» TASK REQUIREMENTS: Can you set down, exactly as they appear below, the lines from the opening of the material through the one bearing "const chart = echarts.init(document.getElementById('chart'))", minus the pictures?
----------------
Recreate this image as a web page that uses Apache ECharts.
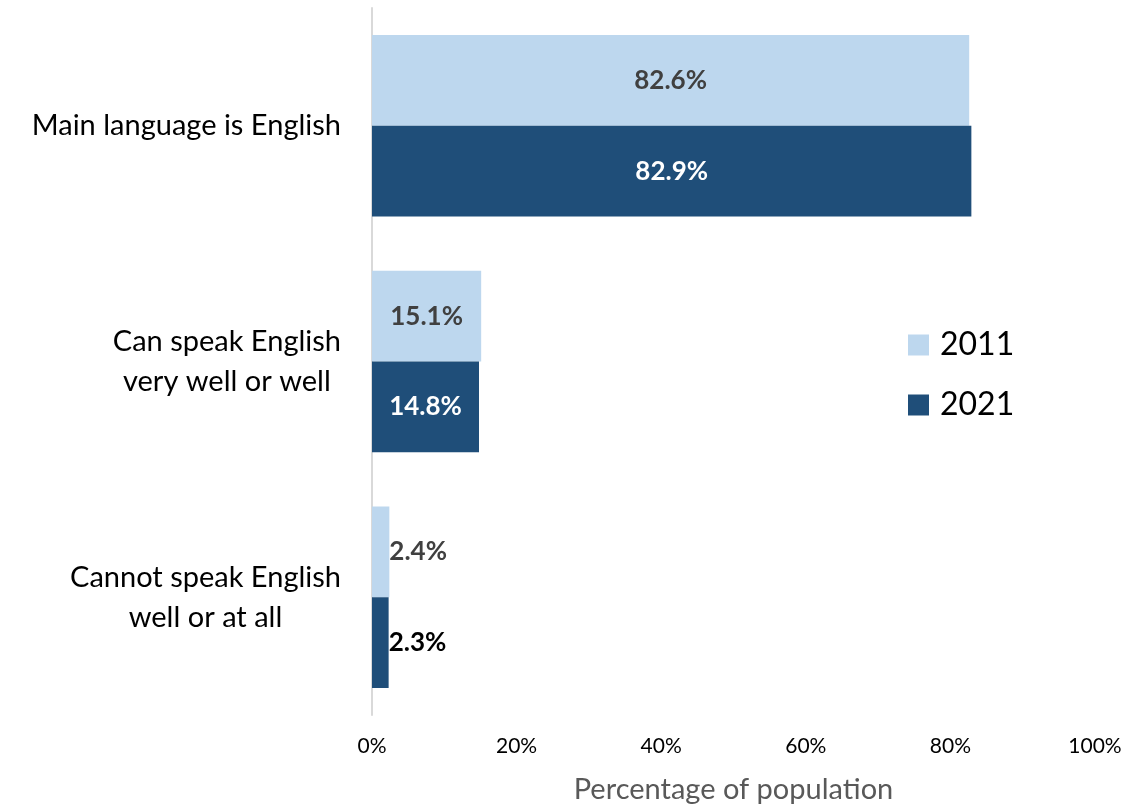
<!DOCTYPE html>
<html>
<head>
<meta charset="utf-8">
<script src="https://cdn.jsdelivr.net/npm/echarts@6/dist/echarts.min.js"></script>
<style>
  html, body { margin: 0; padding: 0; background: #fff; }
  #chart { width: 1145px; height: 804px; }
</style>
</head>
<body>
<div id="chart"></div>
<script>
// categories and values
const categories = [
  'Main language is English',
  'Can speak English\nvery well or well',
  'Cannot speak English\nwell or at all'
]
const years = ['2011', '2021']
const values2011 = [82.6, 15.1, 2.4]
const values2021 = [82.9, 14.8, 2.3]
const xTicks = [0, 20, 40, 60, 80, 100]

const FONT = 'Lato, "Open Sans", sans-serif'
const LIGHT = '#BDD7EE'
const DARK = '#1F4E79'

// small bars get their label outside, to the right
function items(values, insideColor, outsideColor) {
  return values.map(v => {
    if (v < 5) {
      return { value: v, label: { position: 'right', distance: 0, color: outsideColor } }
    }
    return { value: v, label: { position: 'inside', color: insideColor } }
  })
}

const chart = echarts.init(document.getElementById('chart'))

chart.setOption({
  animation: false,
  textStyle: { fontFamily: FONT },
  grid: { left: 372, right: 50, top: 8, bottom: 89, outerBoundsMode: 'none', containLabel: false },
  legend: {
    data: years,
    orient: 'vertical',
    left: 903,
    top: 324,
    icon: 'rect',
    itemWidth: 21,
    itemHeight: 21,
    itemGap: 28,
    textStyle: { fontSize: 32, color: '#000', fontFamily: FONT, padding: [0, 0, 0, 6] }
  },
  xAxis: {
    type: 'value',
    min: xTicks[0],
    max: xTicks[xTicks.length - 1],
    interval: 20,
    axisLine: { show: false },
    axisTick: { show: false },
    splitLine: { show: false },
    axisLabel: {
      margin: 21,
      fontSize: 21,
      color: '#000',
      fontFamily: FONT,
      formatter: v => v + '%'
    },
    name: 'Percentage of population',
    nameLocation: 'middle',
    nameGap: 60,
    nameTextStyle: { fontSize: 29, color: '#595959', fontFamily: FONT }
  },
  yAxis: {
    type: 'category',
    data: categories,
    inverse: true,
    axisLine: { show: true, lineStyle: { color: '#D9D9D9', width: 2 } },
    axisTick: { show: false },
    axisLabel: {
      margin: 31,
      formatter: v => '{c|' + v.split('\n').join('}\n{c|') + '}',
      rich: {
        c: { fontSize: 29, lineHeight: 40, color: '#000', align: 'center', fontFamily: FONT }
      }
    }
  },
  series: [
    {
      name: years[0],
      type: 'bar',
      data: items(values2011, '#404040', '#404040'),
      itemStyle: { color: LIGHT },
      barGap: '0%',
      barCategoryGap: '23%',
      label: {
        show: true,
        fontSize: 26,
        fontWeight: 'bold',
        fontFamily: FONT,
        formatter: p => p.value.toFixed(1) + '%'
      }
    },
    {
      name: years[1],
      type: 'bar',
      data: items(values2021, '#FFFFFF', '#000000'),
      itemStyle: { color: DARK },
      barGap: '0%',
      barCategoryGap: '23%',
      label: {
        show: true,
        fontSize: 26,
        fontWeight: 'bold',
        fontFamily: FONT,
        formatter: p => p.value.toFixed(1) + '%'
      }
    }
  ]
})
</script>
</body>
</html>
----------------
» EXERCISE RESPONSE:
Recreate this image as a web page that uses Apache ECharts.
<!DOCTYPE html>
<html>
<head>
<meta charset="utf-8">
<script src="https://cdn.jsdelivr.net/npm/echarts@6/dist/echarts.min.js"></script>
<style>
  html, body { margin: 0; padding: 0; background: #fff; }
  #chart { width: 1145px; height: 804px; }
</style>
</head>
<body>
<div id="chart"></div>
<script>
// categories and values
const categories = [
  'Main language is English',
  'Can speak English\nvery well or well',
  'Cannot speak English\nwell or at all'
]
const years = ['2011', '2021']
const values2011 = [82.6, 15.1, 2.4]
const values2021 = [82.9, 14.8, 2.3]
const xTicks = [0, 20, 40, 60, 80, 100]

const FONT = 'Lato, "Open Sans", sans-serif'
const LIGHT = '#BDD7EE'
const DARK = '#1F4E79'

// small bars get their label outside, to the right
function items(values, insideColor, outsideColor) {
  return values.map(v => {
    if (v < 5) {
      return { value: v, label: { position: 'right', distance: 0, color: outsideColor } }
    }
    return { value: v, label: { position: 'inside', color: insideColor } }
  })
}

const chart = echarts.init(document.getElementById('chart'))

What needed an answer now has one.